The mystery of why the world’s largest iron age Celtic hoard was buried on the south-east coast of Jersey more than 2,000 years ago may have been solved by archaeologists.
When about 70,000 silver coins, 11 gold torques and jewellery were unearthed in a field at Le Câtillon in the Grouville district in 2012, experts were unable to explain why it had been transported to a remote and unpopulated area with dangerous coastal reefs.
Now a geophysical survey around the site has identified a possible Celtic settlement, which means Jersey was no isolated backwater in the mid-first century BC.
A study of the site is published this week by the magazine Wreckwatch, with support from the educational Highlands Foundation of Jersey.The detectorists Reg Mead and Richard Miles had immediately reported their discovery to Jersey Heritage. As a crown dependency, it was processed under the England, Wales and Northern Ireland Treasure Trove Act 1996, leading to its acquisition by Jersey’s government for £4.25m. The finds are displayed at La Hougue Bie Museum in Jersey.
The detectorists have joined experts in researching the hoard, which is believed to have originated in the ancient French region of Armorica, which is modern-day Brittany and Normandy, as almost all the coins are linked to the Coriosolitae tribe, whose name may derive from the Celtic corios, meaning army or troop.

Archaeologists believe the riches were hurriedly transported overseas to Jersey to ensure they did not fall into the hands of Julius Caesar’s Roman army during the Gallic wars.
In the geophysical survey, the team found linear anomalies spanning several tens of metres, parallel and perpendicular to each other, some with subdivisions that resemble late iron age rural Celtic settlements in northern France.

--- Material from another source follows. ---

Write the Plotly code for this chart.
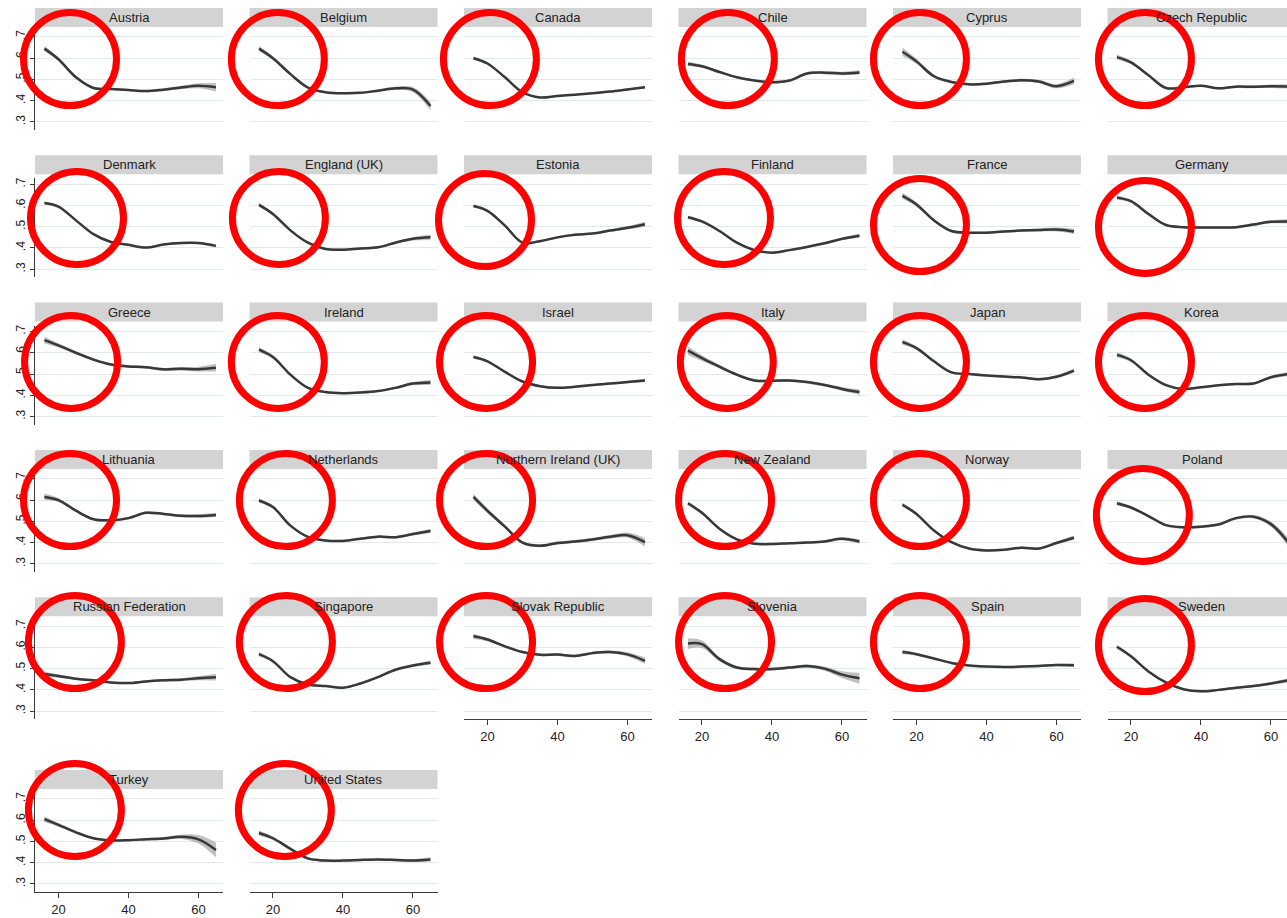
import plotly.graph_objects as go

# Ages at which each smoothed curve is given
ages = [16, 20, 25, 30, 35, 40, 45, 50, 55, 60, 65]

countries = [
    "Austria", "Belgium", "Canada", "Chile", "Cyprus", "Czech Republic",
    "Denmark", "England (UK)", "Estonia", "Finland", "France", "Germany",
    "Greece", "Ireland", "Israel", "Italy", "Japan", "Korea",
    "Lithuania", "Netherlands", "Northern Ireland (UK)", "New Zealand", "Norway", "Poland",
    "Russian Federation", "Singapore", "Slovak Republic", "Slovenia", "Spain", "Sweden",
    "Turkey", "United States",
]

# Smoothed mean by age
austria = [0.645, 0.595, 0.51, 0.46, 0.455, 0.45, 0.445, 0.452, 0.462, 0.47, 0.463]
belgium = [0.645, 0.60, 0.525, 0.462, 0.44, 0.435, 0.437, 0.447, 0.458, 0.452, 0.375]
canada = [0.60, 0.575, 0.51, 0.44, 0.415, 0.422, 0.428, 0.435, 0.443, 0.453, 0.463]
chile = [0.573, 0.562, 0.535, 0.51, 0.495, 0.487, 0.495, 0.528, 0.532, 0.528, 0.533]
cyprus = [0.63, 0.585, 0.515, 0.488, 0.477, 0.48, 0.49, 0.496, 0.49, 0.468, 0.493]
czech = [0.605, 0.58, 0.52, 0.46, 0.463, 0.47, 0.458, 0.466, 0.465, 0.468, 0.467]
denmark = [0.612, 0.595, 0.53, 0.465, 0.428, 0.415, 0.402, 0.416, 0.423, 0.423, 0.41]
england = [0.603, 0.56, 0.483, 0.425, 0.395, 0.392, 0.398, 0.403, 0.425, 0.443, 0.45]
estonia = [0.598, 0.575, 0.505, 0.425, 0.432, 0.45, 0.462, 0.468, 0.482, 0.495, 0.512]
finland = [0.545, 0.525, 0.48, 0.425, 0.39, 0.378, 0.39, 0.405, 0.422, 0.443, 0.458]
france = [0.645, 0.605, 0.53, 0.48, 0.472, 0.472, 0.478, 0.482, 0.485, 0.487, 0.478]
germany = [0.637, 0.62, 0.56, 0.508, 0.498, 0.497, 0.497, 0.498, 0.51, 0.523, 0.525]
greece = [0.66, 0.635, 0.60, 0.568, 0.545, 0.536, 0.532, 0.522, 0.525, 0.523, 0.53]
ireland = [0.615, 0.58, 0.497, 0.435, 0.415, 0.41, 0.413, 0.42, 0.435, 0.455, 0.46]
israel = [0.58, 0.56, 0.51, 0.465, 0.443, 0.435, 0.44, 0.448, 0.455, 0.462, 0.47]
italy = [0.61, 0.575, 0.535, 0.497, 0.47, 0.468, 0.47, 0.462, 0.448, 0.43, 0.415]
japan = [0.65, 0.622, 0.56, 0.508, 0.50, 0.493, 0.488, 0.484, 0.475, 0.487, 0.516]
korea = [0.59, 0.565, 0.497, 0.448, 0.43, 0.438, 0.447, 0.453, 0.455, 0.485, 0.50]
lithuania = [0.615, 0.60, 0.55, 0.51, 0.505, 0.515, 0.54, 0.535, 0.526, 0.525, 0.53]
netherlands = [0.598, 0.567, 0.48, 0.427, 0.41, 0.408, 0.418, 0.428, 0.425, 0.44, 0.455]
n_ireland = [0.615, 0.55, 0.475, 0.40, 0.385, 0.398, 0.405, 0.415, 0.427, 0.435, 0.402]
new_zealand = [0.585, 0.54, 0.465, 0.415, 0.395, 0.393, 0.397, 0.40, 0.405, 0.418, 0.405]
norway = [0.578, 0.535, 0.457, 0.402, 0.372, 0.363, 0.366, 0.376, 0.372, 0.398, 0.423]
poland = [0.585, 0.565, 0.525, 0.482, 0.472, 0.475, 0.485, 0.515, 0.522, 0.487, 0.40]
russia = [0.475, 0.465, 0.452, 0.445, 0.435, 0.432, 0.44, 0.445, 0.448, 0.455, 0.46]
singapore = [0.568, 0.535, 0.46, 0.425, 0.418, 0.41, 0.43, 0.46, 0.495, 0.515, 0.528]
slovakia = [0.652, 0.637, 0.605, 0.578, 0.565, 0.566, 0.56, 0.573, 0.578, 0.567, 0.537]
slovenia = [0.618, 0.615, 0.545, 0.505, 0.498, 0.498, 0.505, 0.512, 0.50, 0.472, 0.455]
spain = [0.578, 0.568, 0.548, 0.527, 0.515, 0.51, 0.508, 0.51, 0.513, 0.517, 0.516]
sweden = [0.603, 0.558, 0.487, 0.435, 0.403, 0.393, 0.40, 0.41, 0.418, 0.43, 0.445]
turkey = [0.605, 0.578, 0.543, 0.515, 0.505, 0.506, 0.51, 0.514, 0.522, 0.51, 0.46]
united_states = [0.54, 0.515, 0.465, 0.42, 0.41, 0.41, 0.413, 0.415, 0.413, 0.41, 0.415]

# Half-width of the confidence band at each age
austria_ci = [0.012, 0.008, 0.006, 0.005, 0.005, 0.005, 0.005, 0.006, 0.008, 0.012, 0.02]
belgium_ci = [0.012, 0.008, 0.006, 0.005, 0.005, 0.005, 0.005, 0.006, 0.008, 0.012, 0.02]
canada_ci = [0.008, 0.005, 0.004, 0.004, 0.004, 0.004, 0.004, 0.004, 0.004, 0.005, 0.006]
chile_ci = [0.01, 0.007, 0.006, 0.005, 0.005, 0.005, 0.006, 0.006, 0.007, 0.008, 0.01]
cyprus_ci = [0.02, 0.012, 0.008, 0.006, 0.006, 0.006, 0.006, 0.007, 0.008, 0.01, 0.016]
czech_ci = [0.012, 0.008, 0.006, 0.005, 0.005, 0.005, 0.005, 0.006, 0.006, 0.008, 0.01]
denmark_ci = [0.007, 0.005, 0.005, 0.004, 0.004, 0.004, 0.004, 0.004, 0.005, 0.005, 0.007]
england_ci = [0.01, 0.007, 0.005, 0.005, 0.005, 0.005, 0.005, 0.005, 0.006, 0.008, 0.012]
estonia_ci = [0.008, 0.006, 0.005, 0.005, 0.005, 0.005, 0.005, 0.005, 0.006, 0.008, 0.012]
finland_ci = [0.008, 0.006, 0.005, 0.005, 0.005, 0.005, 0.005, 0.005, 0.006, 0.007, 0.01]
france_ci = [0.015, 0.01, 0.007, 0.006, 0.005, 0.005, 0.005, 0.006, 0.007, 0.009, 0.012]
germany_ci = [0.01, 0.007, 0.006, 0.005, 0.005, 0.005, 0.005, 0.005, 0.006, 0.007, 0.01]
greece_ci = [0.016, 0.01, 0.008, 0.007, 0.006, 0.006, 0.006, 0.007, 0.008, 0.011, 0.018]
ireland_ci = [0.012, 0.008, 0.006, 0.005, 0.005, 0.005, 0.005, 0.005, 0.006, 0.008, 0.012]
israel_ci = [0.008, 0.006, 0.005, 0.005, 0.005, 0.005, 0.005, 0.005, 0.005, 0.006, 0.008]
italy_ci = [0.02, 0.014, 0.009, 0.007, 0.006, 0.006, 0.006, 0.006, 0.007, 0.009, 0.012]
japan_ci = [0.012, 0.008, 0.006, 0.005, 0.005, 0.005, 0.005, 0.005, 0.006, 0.007, 0.01]
korea_ci = [0.012, 0.008, 0.006, 0.005, 0.005, 0.005, 0.005, 0.005, 0.006, 0.007, 0.01]
lithuania_ci = [0.015, 0.01, 0.007, 0.006, 0.006, 0.006, 0.006, 0.006, 0.007, 0.008, 0.01]
netherlands_ci = [0.01, 0.007, 0.005, 0.005, 0.005, 0.005, 0.005, 0.005, 0.006, 0.007, 0.01]
n_ireland_ci = [0.016, 0.011, 0.008, 0.007, 0.007, 0.007, 0.007, 0.008, 0.009, 0.012, 0.02]
new_zealand_ci = [0.01, 0.007, 0.005, 0.005, 0.005, 0.005, 0.005, 0.005, 0.006, 0.007, 0.01]
norway_ci = [0.01, 0.007, 0.005, 0.005, 0.005, 0.005, 0.005, 0.005, 0.006, 0.007, 0.01]
poland_ci = [0.01, 0.007, 0.006, 0.006, 0.006, 0.006, 0.006, 0.007, 0.008, 0.012, 0.02]
russia_ci = [0.012, 0.008, 0.006, 0.005, 0.005, 0.005, 0.005, 0.006, 0.007, 0.01, 0.016]
singapore_ci = [0.01, 0.007, 0.005, 0.005, 0.005, 0.005, 0.005, 0.005, 0.006, 0.007, 0.01]
slovakia_ci = [0.012, 0.008, 0.006, 0.006, 0.006, 0.006, 0.006, 0.006, 0.007, 0.01, 0.015]
slovenia_ci = [0.025, 0.018, 0.01, 0.008, 0.007, 0.007, 0.007, 0.008, 0.01, 0.016, 0.026]
spain_ci = [0.01, 0.007, 0.005, 0.005, 0.005, 0.005, 0.005, 0.005, 0.005, 0.006, 0.008]
sweden_ci = [0.01, 0.007, 0.005, 0.005, 0.005, 0.005, 0.005, 0.005, 0.006, 0.007, 0.01]
turkey_ci = [0.014, 0.009, 0.006, 0.005, 0.005, 0.005, 0.006, 0.007, 0.01, 0.02, 0.035]
united_states_ci = [0.012, 0.008, 0.006, 0.005, 0.005, 0.005, 0.005, 0.005, 0.006, 0.007, 0.01]

means = [
    austria, belgium, canada, chile, cyprus, czech,
    denmark, england, estonia, finland, france, germany,
    greece, ireland, israel, italy, japan, korea,
    lithuania, netherlands, n_ireland, new_zealand, norway, poland,
    russia, singapore, slovakia, slovenia, spain, sweden,
    turkey, united_states,
]
bands = [
    austria_ci, belgium_ci, canada_ci, chile_ci, cyprus_ci, czech_ci,
    denmark_ci, england_ci, estonia_ci, finland_ci, france_ci, germany_ci,
    greece_ci, ireland_ci, israel_ci, italy_ci, japan_ci, korea_ci,
    lithuania_ci, netherlands_ci, n_ireland_ci, new_zealand_ci, norway_ci, poland_ci,
    russia_ci, singapore_ci, slovakia_ci, slovenia_ci, spain_ci, sweden_ci,
    turkey_ci, united_states_ci,
]

# Red highlight rings: centre (age, value) in each panel
ring_age = [
    23.3, 21.4, 20.7, 27.4, 21.0, 24.0,
    25.3, 21.7, 19.3, 26.3, 21.0, 24.0,
    23.6, 21.4, 19.6, 27.1, 21.0, 24.0,
    23.3, 23.7, 19.6, 26.6, 21.0, 23.4,
    24.7, 23.7, 19.6, 26.6, 21.0, 24.0,
    24.7, 23.4,
]
ring_value = [
    0.596, 0.596, 0.596, 0.596, 0.596, 0.596,
    0.541, 0.541, 0.532, 0.541, 0.508, 0.499,
    0.557, 0.557, 0.557, 0.557, 0.557, 0.557,
    0.600, 0.600, 0.600, 0.600, 0.600, 0.530,
    0.625, 0.625, 0.625, 0.625, 0.625, 0.611,
    0.648, 0.648,
]

y_ticks = [0.3, 0.4, 0.5, 0.6, 0.7]
y_tick_text = [".3", ".4", ".5", ".6", ".7"]
x_ticks = [20, 40, 60]

# Page geometry (pixels)
W, H = 1287, 918
COL_LEFT = [35, 249.5, 464, 678.5, 893, 1107.5]
ROW_TOP = [31, 178.3, 325.6, 472.9, 620.2, 793]
PANEL_W, PANEL_H = 188, 99
X_MIN, PX_PER_YEAR = 13.3, 3.5
Y_RANGE = [0.262, 0.728]
RING_R = 46.5
BOTTOM_PANELS = {26, 27, 28, 29, 30, 31}

FONT = "Liberation Sans, Arial, sans-serif"
LINE_COLOR = "#383838"
BAND_COLOR = "rgba(140,140,140,0.55)"
GRID_COLOR = "#e3e8eb"
AXIS_COLOR = "#3a3a3a"
STRIP_COLOR = "#d3d3d3"

fig = go.Figure()
layout = dict(
    width=W, height=H, margin=dict(l=0, r=0, t=0, b=0),
    paper_bgcolor="white", plot_bgcolor="white", showlegend=False,
    font=dict(family=FONT, color="#222"),
)
shapes, annotations = [], []

for i, name in enumerate(countries):
    row, col = divmod(i, 6)
    left = COL_LEFT[col]
    right = min(left + PANEL_W, W)
    vis_w = right - left
    top = ROW_TOP[row]
    suffix = "" if i == 0 else str(i + 1)
    xa, ya = "x" + suffix, "y" + suffix
    bottom = i in BOTTOM_PANELS
    first_col = col == 0

    layout["xaxis" + suffix] = dict(
        domain=[left / W, right / W], anchor=ya,
        range=[X_MIN, X_MIN + vis_w / PX_PER_YEAR],
        showgrid=False, zeroline=False, tickvals=x_ticks,
        showticklabels=bottom, showline=bottom, linecolor=AXIS_COLOR, linewidth=1,
        ticks="outside" if bottom else "", ticklen=5, tickcolor=AXIS_COLOR,
        tickfont=dict(size=13, color="#222", family=FONT), fixedrange=True,
    )
    layout["yaxis" + suffix] = dict(
        domain=[1 - (top + PANEL_H) / H, 1 - top / H], anchor=xa,
        range=Y_RANGE, tickvals=y_ticks, ticktext=y_tick_text,
        showgrid=True, gridcolor=GRID_COLOR, gridwidth=1, zeroline=False,
        showticklabels=first_col, showline=first_col, linecolor=AXIS_COLOR, linewidth=1,
        ticks="outside" if first_col else "", ticklen=4, tickcolor=AXIS_COLOR,
        tickangle=-90, tickfont=dict(size=12, color="#222", family=FONT), fixedrange=True,
    )

    mean, ci = means[i], bands[i]
    upper = [m + c for m, c in zip(mean, ci)]
    lower = [m - c for m, c in zip(mean, ci)]
    fig.add_trace(go.Scatter(x=ages, y=upper, xaxis=xa, yaxis=ya, mode="lines",
                             line=dict(width=0, shape="spline", color=BAND_COLOR),
                             hoverinfo="skip"))
    fig.add_trace(go.Scatter(x=ages, y=lower, xaxis=xa, yaxis=ya, mode="lines",
                             line=dict(width=0, shape="spline", color=BAND_COLOR),
                             fill="tonexty", fillcolor=BAND_COLOR, hoverinfo="skip"))
    fig.add_trace(go.Scatter(x=ages, y=mean, xaxis=xa, yaxis=ya, mode="lines",
                             line=dict(width=2.5, shape="spline", color=LINE_COLOR),
                             name=name))

    # Title strip above the panel
    shapes.append(dict(type="rect", xref=xa + " domain", yref=ya + " domain",
                       x0=0, x1=1, y0=1 + 4 / PANEL_H, y1=1 + 23 / PANEL_H,
                       fillcolor=STRIP_COLOR, line=dict(width=0), layer="below"))
    annotations.append(dict(text=name, xref=xa + " domain", yref=ya + " domain",
                            x=(PANEL_W / 2) / vis_w, y=1 + 13.5 / PANEL_H,
                            showarrow=False, xanchor="center", yanchor="middle",
                            font=dict(size=13, color="#222", family=FONT)))

    # Red ring
    cx = (ring_age[i] - X_MIN) * PX_PER_YEAR / vis_w
    cy = (ring_value[i] - Y_RANGE[0]) / (Y_RANGE[1] - Y_RANGE[0])
    rx = RING_R / vis_w
    ry = RING_R / PANEL_H
    shapes.append(dict(type="circle", xref=xa + " domain", yref=ya + " domain",
                       x0=cx - rx, x1=cx + rx, y0=cy - ry, y1=cy + ry,
                       line=dict(color="#ff0000", width=7), layer="above"))

layout["shapes"] = shapes
layout["annotations"] = annotations
fig.update_layout(**layout)
fig.write_html("out.html")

Dr Hervé Duval-Gatignol, Société Jersiaise’s archaeologist, said: “This could represent part of a rectilinear enclosure consistent with known forms of rural settlements of late iron age date in Armorica.”
Small magnetic anomalies suggest pits and postholes of buildings.
Dr Sean Kingsley, Wreckwatch’s editor-in-chief and an archaeologist who has explored more than 350 shipwrecks in the last 30 years, said the Celts were innovative boatbuilders and sailors: “By the time Caesar attacked Brittany in 56BC, the Celts’ seaborne trade was a well-oiled machine. Practical knowledge about low and high water times, the locations of shoals, winds, weather and landing places had long been passed down from generation to generation.

“In light of the dangerous shoals in the approaches to Jersey, it is possible that the Câtillon II hoard was shipped on a hide-boat vessel resembling the gold model of a boat from Broighter in Northern Ireland. This first century BC seacraft was equipped with a sail, steering oar pivoted near the stern and, crucially, nine oars on each side, which would have been invaluable to overcome unfavourable wind and steer clear of reefs. Ships built with hide or leather waterproof coverings fastened to a framework of light timbers sound flimsy but could be strongly constructed, light and flexible, ideal to ride the crests of high waves in the unpredictable Atlantic seas or for landing in almost any cove.”
He added: “Another new take is that we believe the landscape was sacred to the Celts, with ancestral power going back millennia, linked to a Neolithic megalithic tomb perched on the hilltop above the hoard discovery site.
“There’s something incredibly special about these fields. The spiritual power of the ancestors is likely to have been a big reason why the hoard was brought to Jersey.”
The Wreckwatch issue is accompanied by a video.